Scientists have long known that structural changes in the cathode during charging and discharging cause these issues.
However, the exact reason for the instability was unclear until now. The research team identified a critical factor: oxygen release from the cathode during battery operation.
When oxygen escapes, it destabilizes the cathode material, leading to performance issues and a shorter battery lifespan. To address this, the researchers focused on improving the chemical stability of the interface between the cathode and the electrolyte—the liquid that helps transport lithium ions inside the battery.
By tweaking the composition of the electrolyte, the team was able to reinforce the cathode-electrolyte interface, effectively reducing oxygen release. This breakthrough led to a huge improvement in battery durability.
With the enhanced electrolyte, the battery retained 84.3% of its energy after 700 charge-discharge cycles.

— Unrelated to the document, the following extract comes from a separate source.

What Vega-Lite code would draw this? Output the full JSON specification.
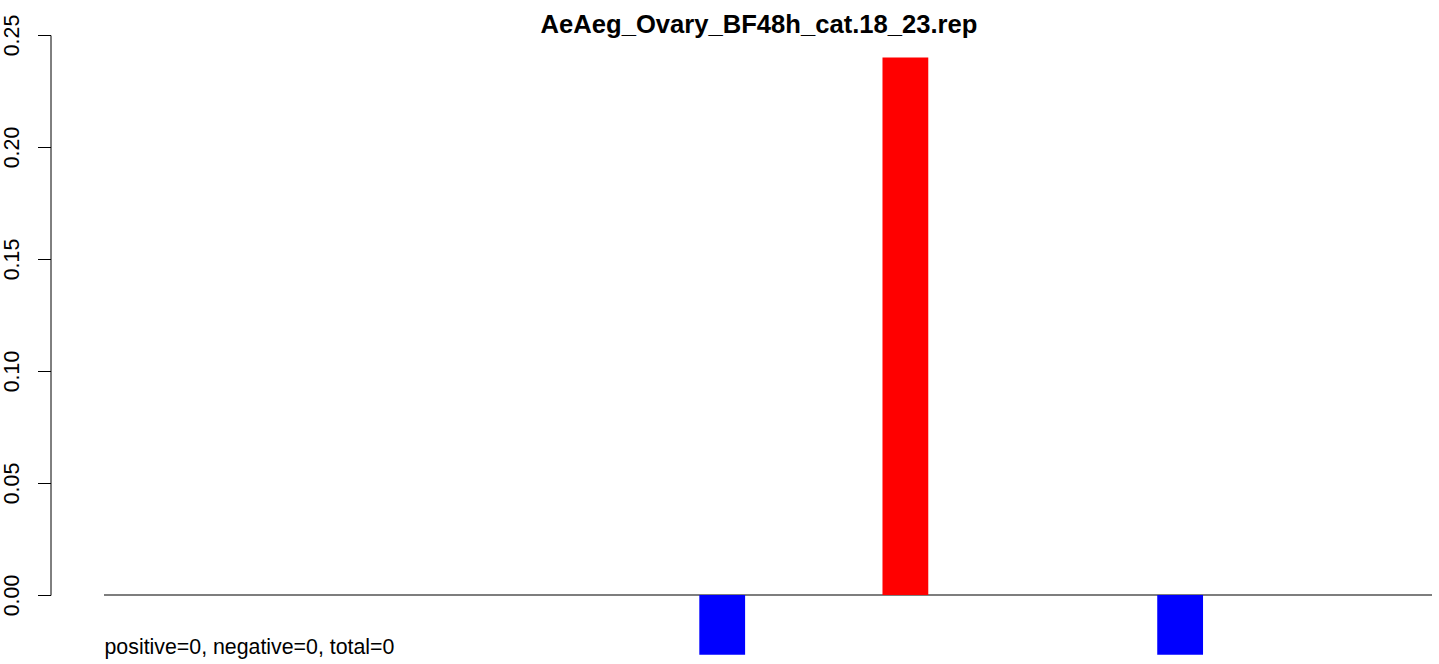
{
  "$schema": "https://vega.github.io/schema/vega-lite/v6.json",
  "width": 1328,
  "height": 560,
  "autosize": {"type": "none"},
  "padding": {"left": 104, "top": 35, "right": 7, "bottom": 69},
  "background": "white",
  "config": {
    "view": {"stroke": null},
    "font": "Liberation Sans"
  },
  "title": {
    "text": "AeAeg_Ovary_BF48h_cat.18_23.rep",
    "font": "Liberation Sans",
    "fontSize": 25.6,
    "fontWeight": "bold",
    "color": "black",
    "anchor": "middle",
    "frame": "group",
    "baseline": "alphabetic",
    "offset": 0,
    "dy": 44.5,
    "dx": -9
  },
  "data": {
    "values": [
      {"slot": 1, "value": 0},
      {"slot": 2, "value": 0},
      {"slot": 3, "value": 0},
      {"slot": 4, "value": 0},
      {"slot": 5, "value": 0},
      {"slot": 6, "value": 0},
      {"slot": 7, "value": -0.0267},
      {"slot": 8, "value": 0},
      {"slot": 9, "value": 0.24},
      {"slot": 10, "value": 0},
      {"slot": 11, "value": 0},
      {"slot": 12, "value": -0.0267},
      {"slot": 13, "value": 0},
      {"slot": 14, "value": 0}
    ]
  },
  "layer": [
    {
      "mark": {"type": "rule", "color": "#7f7f7f", "strokeWidth": 1},
      "encoding": {"y": {"datum": 0, "type": "quantitative"}}
    },
    {
      "mark": {"type": "bar", "clip": false},
      "encoding": {
        "x": {
          "field": "slot",
          "type": "ordinal",
          "scale": {"paddingInner": 0.5, "paddingOuter": 0.5},
          "axis": {
            "domain": false,
            "ticks": false,
            "labels": false,
            "grid": false,
            "title": "positive=0, negative=0, total=0",
            "titleFont": "Liberation Sans",
            "titleFontSize": 21.33,
            "titleFontWeight": "normal",
            "titleColor": "black",
            "titleAnchor": "start",
            "titleAlign": "left",
            "titleBaseline": "alphabetic",
            "titleX": 0,
            "titleY": 58
          }
        },
        "y": {
          "field": "value",
          "type": "quantitative",
          "scale": {"domain": [0, 0.25], "nice": false, "zero": false},
          "axis": {
            "values": [0, 0.05, 0.1, 0.15, 0.2, 0.25],
            "format": ".2f",
            "grid": false,
            "title": null,
            "offset": 53.5,
            "domainColor": "black",
            "domainWidth": 1,
            "tickColor": "black",
            "tickWidth": 1,
            "tickSize": 13,
            "labelFont": "Liberation Sans",
            "labelFontSize": 21.33,
            "labelColor": "black",
            "labelAngle": 270,
            "labelAlign": "center",
            "labelBaseline": "alphabetic",
            "labelPadding": 19,
            "labelOverlap": false,
            "labelBound": false,
            "labelFlush": false
          }
        },
        "color": {
          "condition": {"test": "datum.value > 0", "value": "#ff0000"},
          "value": "#0000ff"
        }
      }
    }
  ]
}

In comparison, conventional batteries with standard electrolytes retained just 37.1% energy after 300 cycles.
Using advanced tools like synchrotron radiation, the researchers analyzed the structural differences between the surface and interior of the LLO particles. They found that the surface stability of the cathode material is crucial to maintaining the overall integrity of the battery.
By addressing these surface changes, the team not only improved the battery’s lifespan but also minimized unwanted side reactions, such as electrolyte breakdown.
Professor Jihyun Hong, who led the research, explained, “This discovery shows the importance of stabilizing the cathode surface. Our work opens up new possibilities for developing better, longer-lasting batteries.”
This breakthrough could pave the way for more efficient and durable batteries, benefiting technologies like electric vehicles, renewable energy storage, and portable electronics.
With these advancements, we’re one step closer to a future powered by sustainable and reliable energy solutions.